A new study published in BMJ Mental Health has found that individuals with severe mental illness are almost twice as likely to report physical multimorbidity, emphasizing the critical importance of addressing the intersection between mental and physical health.
The research, led by Anglia Ruskin University (ARU) in collaboration with the University of Cambridge’s Biomedical Research Centre, involved an extensive analysis of 19 different studies, encompassing data from 194,123 psychiatric patients across the world, with a comparison to 7,660,590 individuals in control groups.
Multimorbidity is when a person is affected by any combination of chronic disease with at least one other physical health condition, and the researchers found the psychiatric patients were 1.84 times more likely to report multimorbidity than the control group.
The study found that people with severe mental health issues also report physical conditions including metabolic diseases, hypertension, epilepsy, respiratory, vascular, kidney, and gastrointestinal diseases, as well as cancer.

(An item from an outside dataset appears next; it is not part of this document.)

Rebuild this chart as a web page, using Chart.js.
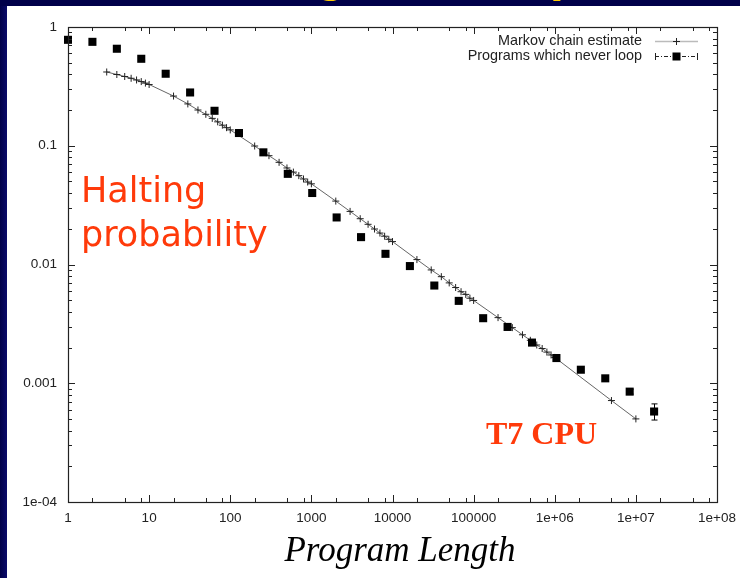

As of 2019, nearly one billion people were living with a mental disorder, making it a leading cause of disability worldwide. According to Mind, one in four people will experience a mental health problem of some kind each year in England.
Previous research has found that a large percentage of individuals in need of mental health services lack access to effective, affordable, and quality mental healthcare, especially in low-income countries. For instance, 71% of individuals with psychosis worldwide do not receive necessary mental health services, with a vast disparity between high-income and low-income countries.